Wednesday, January 2, 2013

God loves an honest question


"God loves an honest question."
Athol Dickson. Gospel according to Moses, The: What My Jewish Friends Taught Me about Jesus (p. 17). Kindle Edition.

I picked up The Gospel According to Moses: What My Jewish Friends Taught Me about Jesus today. I first started reading it about 6 months ago and got wrapped up in some other books. I love that this is bringing me back to a concept I first discovered this summer, wrestling with God. I have no plans to wrestle like Jacob did, but I really want to learn how to ask God the questions He WANTS me to ask Him.

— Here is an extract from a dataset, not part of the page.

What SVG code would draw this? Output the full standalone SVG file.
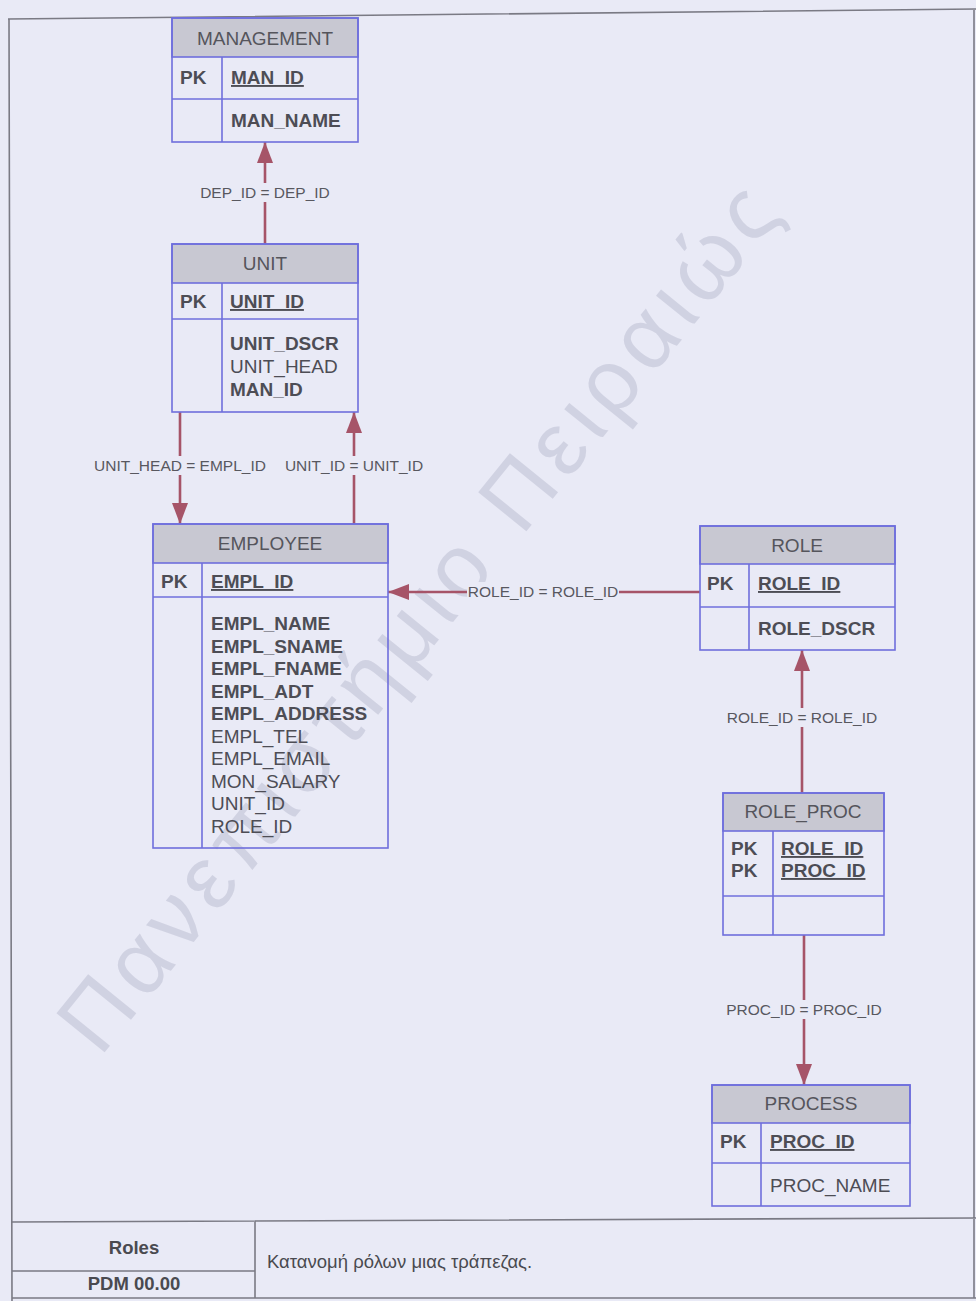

Dickson doesn't take long to get to the heart of the matter as he discusses a time in his life when he had abandoned his faith "because it seemed I had no right to question the difficulties, much less expect answers. I had been taught to accept readymade dogma rather than to personally take my doubts to God." I'm not sure about you, but I can identify with this. I was raised in an evangelical Christian home and approaching God with my questions, ready to admit that I don't have the answers and that He does, is a whole lot different faith choice than my previous mindset. I'm not going to blame my upbringing, or those who tried to impart spiritual wisdom to me over the course of my life, for not explaining this to me sooner. They probably did, or at least tried to, and my own shortcomings kept me from seeing the truth that has been in front of me for so long.

"Wrestling with God" feels foreign and I'll admit that I'm approaching this with some fear and trembling, for even though I'm learning that it's OK, even spiritually healthy, it still feels like I need to be on the look out for stray lightening bolts. It's comforting to know that I'm not alone in feeling that way and Dickson addresses this in explaining how he learned "I too must never fear to ask, but like Abraham, I must also remember that every time I approach the Lord I come with empty hands. God owes no answers and does not respond to ultimatums. Indeed, one sure way to receive the haunting answer of silence is to frame my questions as demands."

I'm excited to have started reading this book again, and will work a little harder to make sure I keep reading it this time. I'm heading back to school in a few weeks. As I've made me way through the past couple years, the one "thought about my future" that kept coming back to me was a desire to learn more about my faith and the foundations of it. In a couple of weeks I hope to be sitting in a classroom at Spring Arbor University starting down the path toward a second major, this one in Biblical Studies.

As I head back into the classroom, I'm excited to begin a journey to better find "the Creator of the universe on hands and knees, a proud Daddy talking baby talk to all humanity, a God who has become man so that I can better understand his answers."